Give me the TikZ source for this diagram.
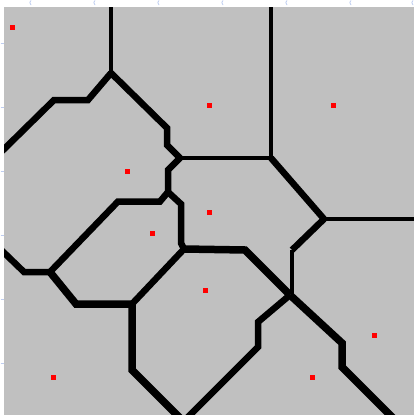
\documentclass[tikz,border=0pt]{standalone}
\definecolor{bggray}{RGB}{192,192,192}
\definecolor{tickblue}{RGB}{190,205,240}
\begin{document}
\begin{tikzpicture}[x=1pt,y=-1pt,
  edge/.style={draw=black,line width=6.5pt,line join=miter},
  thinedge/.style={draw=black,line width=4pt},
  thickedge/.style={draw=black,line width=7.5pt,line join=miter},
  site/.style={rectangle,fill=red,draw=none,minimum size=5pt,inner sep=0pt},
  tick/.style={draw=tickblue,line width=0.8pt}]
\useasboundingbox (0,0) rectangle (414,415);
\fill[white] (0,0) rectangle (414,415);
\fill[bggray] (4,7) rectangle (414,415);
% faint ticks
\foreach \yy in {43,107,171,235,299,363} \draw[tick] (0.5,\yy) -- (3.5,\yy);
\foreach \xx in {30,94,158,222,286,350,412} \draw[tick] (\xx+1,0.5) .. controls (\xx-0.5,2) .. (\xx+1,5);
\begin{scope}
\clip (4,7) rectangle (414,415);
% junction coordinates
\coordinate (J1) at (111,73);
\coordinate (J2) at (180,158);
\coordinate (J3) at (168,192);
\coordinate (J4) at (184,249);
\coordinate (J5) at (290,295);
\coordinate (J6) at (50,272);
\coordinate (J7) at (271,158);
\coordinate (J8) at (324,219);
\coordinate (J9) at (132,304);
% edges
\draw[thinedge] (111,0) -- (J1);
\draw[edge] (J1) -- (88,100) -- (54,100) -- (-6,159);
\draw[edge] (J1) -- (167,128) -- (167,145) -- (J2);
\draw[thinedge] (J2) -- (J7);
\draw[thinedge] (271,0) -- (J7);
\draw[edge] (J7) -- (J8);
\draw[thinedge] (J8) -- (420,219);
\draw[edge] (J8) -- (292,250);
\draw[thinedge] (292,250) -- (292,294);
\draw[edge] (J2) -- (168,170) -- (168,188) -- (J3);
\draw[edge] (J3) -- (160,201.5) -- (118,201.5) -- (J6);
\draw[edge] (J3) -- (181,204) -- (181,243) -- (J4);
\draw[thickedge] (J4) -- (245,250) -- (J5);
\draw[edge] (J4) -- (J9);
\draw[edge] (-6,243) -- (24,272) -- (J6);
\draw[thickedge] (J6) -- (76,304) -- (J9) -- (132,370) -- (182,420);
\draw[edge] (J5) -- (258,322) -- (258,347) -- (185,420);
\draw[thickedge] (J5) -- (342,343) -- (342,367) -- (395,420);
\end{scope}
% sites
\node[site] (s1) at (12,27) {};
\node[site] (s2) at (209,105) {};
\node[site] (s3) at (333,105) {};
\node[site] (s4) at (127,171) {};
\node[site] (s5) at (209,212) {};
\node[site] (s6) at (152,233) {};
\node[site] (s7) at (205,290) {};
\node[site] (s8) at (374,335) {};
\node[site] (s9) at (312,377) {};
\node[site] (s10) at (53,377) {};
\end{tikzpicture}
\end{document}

EXERCISE BRIEF:
Transcribe the material as is, with images omitted.

OUTPUT:
Give me the TikZ source for this diagram.
\documentclass[tikz,border=0pt]{standalone}
\definecolor{bggray}{RGB}{192,192,192}
\definecolor{tickblue}{RGB}{190,205,240}
\begin{document}
\begin{tikzpicture}[x=1pt,y=-1pt,
  edge/.style={draw=black,line width=6.5pt,line join=miter},
  thinedge/.style={draw=black,line width=4pt},
  thickedge/.style={draw=black,line width=7.5pt,line join=miter},
  site/.style={rectangle,fill=red,draw=none,minimum size=5pt,inner sep=0pt},
  tick/.style={draw=tickblue,line width=0.8pt}]
\useasboundingbox (0,0) rectangle (414,415);
\fill[white] (0,0) rectangle (414,415);
\fill[bggray] (4,7) rectangle (414,415);
% faint ticks
\foreach \yy in {43,107,171,235,299,363} \draw[tick] (0.5,\yy) -- (3.5,\yy);
\foreach \xx in {30,94,158,222,286,350,412} \draw[tick] (\xx+1,0.5) .. controls (\xx-0.5,2) .. (\xx+1,5);
\begin{scope}
\clip (4,7) rectangle (414,415);
% junction coordinates
\coordinate (J1) at (111,73);
\coordinate (J2) at (180,158);
\coordinate (J3) at (168,192);
\coordinate (J4) at (184,249);
\coordinate (J5) at (290,295);
\coordinate (J6) at (50,272);
\coordinate (J7) at (271,158);
\coordinate (J8) at (324,219);
\coordinate (J9) at (132,304);
% edges
\draw[thinedge] (111,0) -- (J1);
\draw[edge] (J1) -- (88,100) -- (54,100) -- (-6,159);
\draw[edge] (J1) -- (167,128) -- (167,145) -- (J2);
\draw[thinedge] (J2) -- (J7);
\draw[thinedge] (271,0) -- (J7);
\draw[edge] (J7) -- (J8);
\draw[thinedge] (J8) -- (420,219);
\draw[edge] (J8) -- (292,250);
\draw[thinedge] (292,250) -- (292,294);
\draw[edge] (J2) -- (168,170) -- (168,188) -- (J3);
\draw[edge] (J3) -- (160,201.5) -- (118,201.5) -- (J6);
\draw[edge] (J3) -- (181,204) -- (181,243) -- (J4);
\draw[thickedge] (J4) -- (245,250) -- (J5);
\draw[edge] (J4) -- (J9);
\draw[edge] (-6,243) -- (24,272) -- (J6);
\draw[thickedge] (J6) -- (76,304) -- (J9) -- (132,370) -- (182,420);
\draw[edge] (J5) -- (258,322) -- (258,347) -- (185,420);
\draw[thickedge] (J5) -- (342,343) -- (342,367) -- (395,420);
\end{scope}
% sites
\node[site] (s1) at (12,27) {};
\node[site] (s2) at (209,105) {};
\node[site] (s3) at (333,105) {};
\node[site] (s4) at (127,171) {};
\node[site] (s5) at (209,212) {};
\node[site] (s6) at (152,233) {};
\node[site] (s7) at (205,290) {};
\node[site] (s8) at (374,335) {};
\node[site] (s9) at (312,377) {};
\node[site] (s10) at (53,377) {};
\end{tikzpicture}
\end{document}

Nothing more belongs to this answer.